The Olympic rescheduling is likely to cost an extra £2bn, indication in itself that the whole thing was already far too big. God only knows how that might look or feel in a time of global anxiety and deep economic depression. Is this a chance to do things differently?

It is tempting to imagine the old certainties might just be swept away in times of macro-disaster, that there is also a kind of freedom here. During the London Blitz, George Orwell wrote about the railings coming down from the capital’s private squares as the army took charge of all spare iron. Suddenly every squit and herbert and passerby could play in these previously shuttered spaces. Orwell imagined the squares staying like this, how a new egalitarianism might change life for everyone, an obsession with shared public land that also touched on his unshakable hatred of golf courses.

The Olympic rings pictured through a fence in Tokyo.

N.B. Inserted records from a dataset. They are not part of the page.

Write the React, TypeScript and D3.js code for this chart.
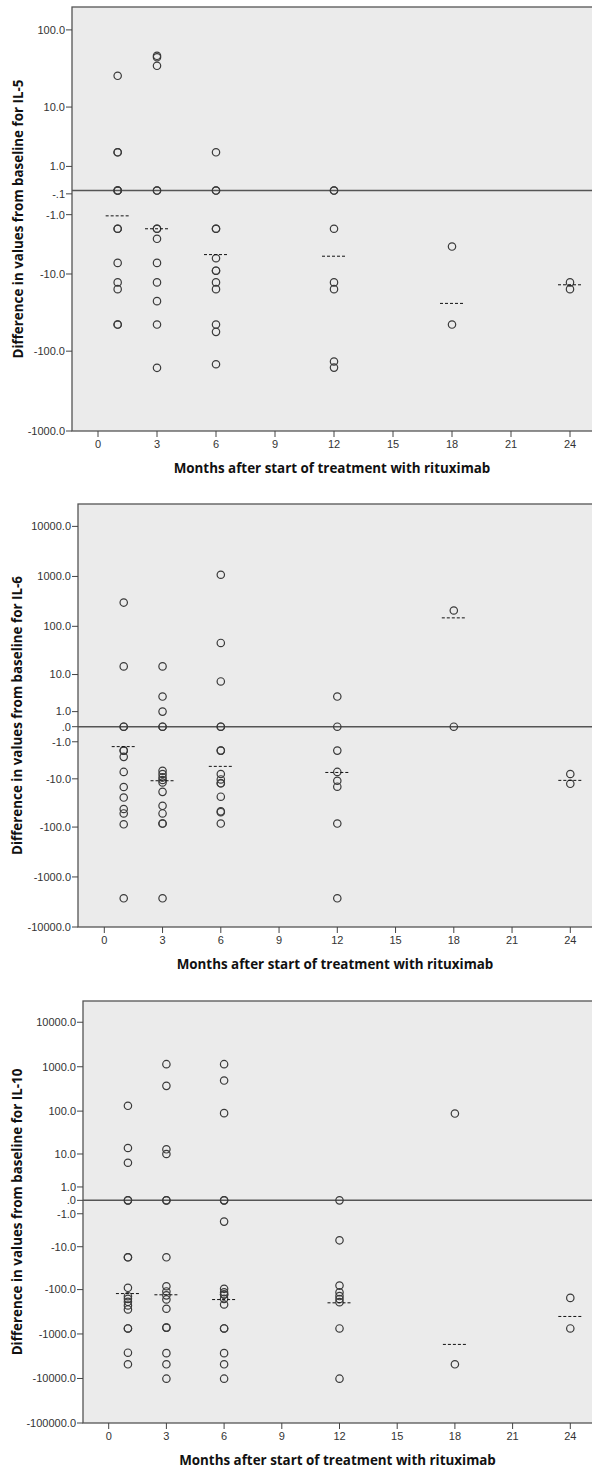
import React from 'react';
import * as d3 from 'd3';

// months with measurements
const months = [1, 3, 6, 12, 18, 24];
const xTicks = [0, 3, 6, 9, 12, 15, 18, 21, 24];

// IL-5: one list per month
const il5Values = [
  [26, 2, 2, 0, 0, 0, -2, -2, -7, -13, -16, -46, -46],
  [47, 45, 35, 0, 0, -2, -2, -3, -7, -13, -23, -46, -162],
  [2, 0, 0, -2, -2, -6, -9, -9, -13, -16, -46, -57, -146],
  [0, 0, -2, -13, -16, -135, -161],
  [-4, -46],
  [-13, -16],
];
const il5Medians = [-1.07, -2, -5.3, -5.6, -24.6, -14];
const il5Ticks = [100, 10, 1, -0.1, -1, -10, -100, -1000];
const il5TickLabels = ['100.0', '10.0', '1.0', '-.1', '-1.0', '-10.0', '-100.0', '-1000.0'];

// IL-6
const il6Values = [
  [300, 15, 0, 0, -2, -2, -3, -7, -15, -25, -43, -53, -88, -2670],
  [15, 3, 1, 0, 0, -6.6, -7.8, -9.3, -10.6, -12, -19, -37, -53, -85, -85, -2670],
  [1080, 46, 7, 0, 0, -2, -2, -7.8, -10.3, -12.5, -12.5, -24, -48, -50, -85],
  [3, 0, -2, -7, -11, -14.8, -85, -2670],
  [208, 0],
  [-7.8, -12.8],
];
const il6Medians = [-1.5, -11, -5.2, -7.2, 148, -10.8];
const il6Ticks = [10000, 1000, 100, 10, 1, 0, -1, -10, -100, -1000, -10000];
const il6TickLabels = ['10000.0', '1000.0', '100.0', '10.0', '1.0', '.0', '-1.0', '-10.0', '-100.0', '-1000.0', '-10000.0'];

// IL-10
const il10Values = [
  [132, 14, 6, 0, 0, -18, -18, -91, -141, -162, -189, -229, -281, -752, -752, -2640, -4800],
  [1143, 372, 13, 10, 0, 0, -18, -84, -110, -135, -167, -271, -720, -720, -2700, -4800, -10100],
  [1143, 490, 90, 0, 0, -2, -96, -115, -129, -129, -162, -217, -752, -752, -2700, -4800, -10100],
  [0, -6.9, -81, -115, -140, -163, -192, -752, -10100],
  [88, -4800],
  [-154, -752],
];
const il10Medians = [-123, -131, -168, -199, -1718, -404];
const il10Ticks = [10000, 1000, 100, 10, 1, 0, -1, -10, -100, -1000, -10000, -100000];
const il10TickLabels = ['10000.0', '1000.0', '100.0', '10.0', '1.0', '.0', '-1.0', '-10.0', '-100.0', '-1000.0', '-10000.0', '-100000.0'];

const xTitle = 'Months after start of treatment with rituximab';

const panels = [
  {
    name: 'IL-5', values: il5Values, medians: il5Medians, ticks: il5Ticks, tickLabels: il5TickLabels,
    yDomain: [-1000, 194], left: 72, top: 7, bottom: 431, x0: 98, x24: 570, titleX: 18,
  },
  {
    name: 'IL-6', values: il6Values, medians: il6Medians, ticks: il6Ticks, tickLabels: il6TickLabels,
    yDomain: [-10000, 28000], left: 78, top: 504, bottom: 927, x0: 104.3, x24: 570.3, titleX: 17,
  },
  {
    name: 'IL-10', values: il10Values, medians: il10Medians, ticks: il10Ticks, tickLabels: il10TickLabels,
    yDomain: [-100000, 30000], left: 83, top: 1001, bottom: 1423, x0: 108.7, x24: 570.3, titleX: 17,
  },
];

const W = 592;
const H = 1470;
const RIGHT = 595;
const tickFont = '"Liberation Sans", Arial, sans-serif';
const titleFont = '"Open Sans", "DejaVu Sans", sans-serif';

const Panel = ({ p }: { p: any }) => {
  const x = d3.scaleLinear().domain([0, 24]).range([p.x0, p.x24]);
  const y = d3.scaleSymlog().constant(1).domain(p.yDomain).range([p.bottom, p.top]);
  const midY = (p.top + p.bottom) / 2;
  const midX = (p.left + W) / 2;

  return (
    <g>
      <rect x={p.left} y={p.top} width={RIGHT - p.left} height={p.bottom - p.top}
        fill="#ebebeb" stroke="#555" strokeWidth={1.3} />

      {/* reference line at zero */}
      <line x1={p.left} x2={RIGHT} y1={y(0)} y2={y(0)} stroke="#555" strokeWidth={1.5} />

      {/* y axis */}
      {p.ticks.map((t: number, i: number) => (
        <g key={'y' + i} transform={`translate(${p.left},${y(t)})`}>
          <line x1={-6} x2={0} stroke="#444" strokeWidth={1} />
          <text x={-7} dy="0.35em" textAnchor="end" fontSize={11} fontFamily={tickFont} fill="#333">
            {p.tickLabels[i]}
          </text>
        </g>
      ))}

      {/* x axis */}
      {xTicks.map((t) => (
        <g key={'x' + t} transform={`translate(${x(t)},${p.bottom})`}>
          <line y1={0} y2={6} stroke="#444" strokeWidth={1} />
          <text y={17} textAnchor="middle" fontSize={11} fontFamily={tickFont} fill="#333">{t}</text>
        </g>
      ))}

      {/* points */}
      {months.map((m, i) => (
        <g key={'m' + m}>
          {p.values[i].map((v: number, j: number) => (
            <circle key={j} cx={x(m)} cy={y(v)} r={3.7} fill="none" stroke="#3a3a3a" strokeWidth={1.2} />
          ))}
          <line x1={x(m) - 12} x2={x(m) + 12} y1={y(p.medians[i])} y2={y(p.medians[i])}
            stroke="#111" strokeWidth={1} strokeDasharray="3,2" />
        </g>
      ))}

      <text x={midX} y={p.bottom + 42} textAnchor="middle" fontSize={13.4} fontWeight="bold"
        fontFamily={titleFont} fill="#111">{xTitle}</text>
      <text transform={`translate(${p.titleX + 5},${midY}) rotate(-90)`} textAnchor="middle"
        fontSize={13.4} fontWeight="bold" fontFamily={titleFont} fill="#111">
        {'Difference in values from baseline for ' + p.name}
      </text>
    </g>
  );
};

export default function App() {
  return (
    <div style={{ position: 'absolute', left: 0, top: 0 }}>
      <svg width={W} height={H} style={{ display: 'block', background: '#fff' }}>
        {panels.map((p) => <Panel key={p.name} p={p} />)}
      </svg>
    </div>
  );
}
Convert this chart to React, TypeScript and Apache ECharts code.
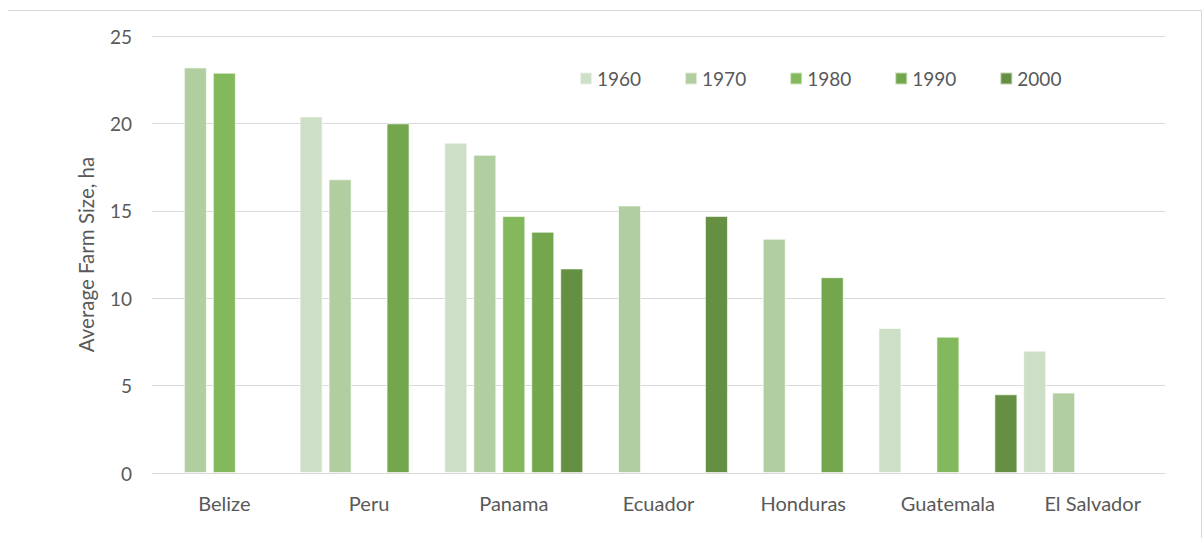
import React, { useEffect, useRef } from "react";
import * as echarts from "echarts";

const countries = ["Belize", "Peru", "Panama", "Ecuador", "Honduras", "Guatemala", "El Salvador"];
const years = ["1960", "1970", "1980", "1990", "2000"];
const colors = ["#cddfc6", "#b1cea0", "#83b95c", "#73a64d", "#658f43"];

const v1960 = [null, 20.4, 18.9, null, null, 8.3, 7.0];
const v1970 = [23.2, 16.8, 18.2, 15.3, 13.4, null, 4.6];
const v1980 = [22.9, null, 14.7, null, null, 7.8, null];
const v1990 = [null, 20.0, 13.8, null, 11.2, null, null];
const v2000 = [null, null, 11.7, 14.7, null, 4.5, null];
const seriesValues = [v1960, v1970, v1980, v1990, v2000];

const yTicks = { min: 0, max: 25, interval: 5 };

const FONT = "Lato, 'Open Sans', sans-serif";
const TXT = "#595959";

export default function App() {
  const ref = useRef<HTMLDivElement>(null);
  useEffect(() => {
    if (!ref.current) return;
    const chart = echarts.init(ref.current, null, { renderer: "svg" });
    chart.setOption({
      animation: false,
      backgroundColor: "#ffffff",
      textStyle: { fontFamily: FONT },
      graphic: [
        { type: "line", shape: { x1: 8, y1: 10.5, x2: 1202, y2: 10.5 }, style: { stroke: "#d9d9d9", lineWidth: 1 } },
        { type: "line", shape: { x1: 1201.5, y1: 10, x2: 1201.5, y2: 538 }, style: { stroke: "#d9d9d9", lineWidth: 1 } },
      ],
      legend: {
        data: years,
        left: 574,
        top: 64,
        itemWidth: 12,
        itemHeight: 12,
        itemGap: 43,
        icon: "rect",
        textStyle: { color: TXT, fontSize: 19, fontFamily: FONT },
      },
      grid: { left: 152, right: 39, top: 36, bottom: 65, containLabel: false },
      xAxis: {
        type: "category",
        data: countries,
        axisLine: { lineStyle: { color: "#d9d9d9" } },
        axisTick: { show: false },
        axisLabel: { color: TXT, fontSize: 20, margin: 20, fontFamily: FONT },
      },
      yAxis: {
        type: "value",
        min: yTicks.min,
        max: yTicks.max,
        interval: yTicks.interval,
        name: "Average Farm Size, ha",
        nameLocation: "middle",
        nameGap: 56,
        nameRotate: 90,
        nameTextStyle: { color: TXT, fontSize: 20.5, fontFamily: FONT },
        axisLine: { show: false },
        axisTick: { show: false },
        splitLine: { lineStyle: { color: "#d9d9d9" } },
        axisLabel: { color: TXT, fontSize: 19, margin: 20, fontFamily: FONT },
      },
      series: years.map((y, i) => ({
        name: y,
        type: "bar",
        data: seriesValues[i],
        barGap: "26%",
        barCategoryGap: "4%",
        itemStyle: { color: colors[i], borderColor: "rgba(255,255,255,0.6)", borderWidth: 1 },
      })),
    });
    return () => chart.dispose();
  }, []);
  return <div ref={ref} style={{ position: "fixed", left: 0, top: 0, width: 1204, height: 538 }} />;
}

The Olympic rings pictured through a fence in Tokyo. Photograph: Issei Kato/Reuters

The iron railings went back up. These days the city is more opaque and unapproachable than ever before. But it doesn’t have to be like this. In Big Sport, as in so many areas of life, there is an opportunity here for a mass-correction, for a step-change in what we see as acceptable. Strip it back. Flush out the murky corners. Get rid of all the things you never needed anyway. Do we have the guts and the will to make it so?

Here’s a more cheerful digression. The question for Tokyo 2020 is simple enough. Does it want to end up looking like something along the lines of the great lost Nazi Fifa World Cup of 1942, a grandiose, rather misjudged footnote, overtaken by the world falling apart around it?

Or could it draw on the spirit and the practise of the Austerity Games of 1948, perhaps the most uplifting of all the modern Olympics, staged at a time when the world was still in chaos?

No new venues were built for those games. The Olympic torch came down the Thames in a rowing boat. Athletes arrived at Fenchurch Street station to be greeted by village-level bunting and were then housed eight to a room on tubular steel wartime beds.

Everyone looked thin and pale and desperately happy to be out running and jumping around. Harrison Dillard of the USA won the men’s 100m on a sodden cinder track that left him spattered with mud. Fanny Blankers-Koen won a thrilling women’s sprint double but almost missed the relay final because she’d popped out to buy a raincoat. The javelin took place by torchlight.

Harrison Dillard



USA’s Harrison Dillard (far left) wins gold in the 100m at the 1948 Olympics. Photograph: POPPERFOTO

By all accounts it was joyful and cathartic and an experience that came from an entirely different place to the machine world of modern-day Big Sport, that profiteering global circus that constantly tells you this, sport, belongs to someone else, that it is simply a circus to be consumed at a price.

The Olympic Games is not the worst offender. It still offers those moments of individual inspiration. But it does also tend to amplify the vices of those who seek to stage it. Beijing was an astonishing show of nation-state power but it cost £40bn and most of its venues lie rotting. Greece 2004 helped kill the local economy. London 2012 was a triumph of styling, but left behind declining participation and an ever more passive populace. Rio 2016 was a wonderful case study in elite-level corruption.

Why propagate this? Why allow it to be the model? Nobody really likes the way Big Sport is arranged now, apart from the small minority that stand to benefit from it.

There is still an opportunity to reset, to take out the chaff and the profiteering hangers-on. To revolt, for example, against Fifa’s reserves of £1.5bn and demand that money be given back; or to get rid of the pernicious influence of gambling sponsors (if you need gambling to be interested in sport, you’re not interested in sport).

And beyond this to rewrite the terms of every competition to favour inclusion and access, to ask constantly how easy is it for every member of society to play and watch and enjoy this sport.

People will say this is impossible, that nothing can change. But does it really feel like that right now? Sport in the form it was intended, sport with the unhealthy additives taken away, sport in the spirit of London ’48 and Orwell’s railings. This is one thing we can still have.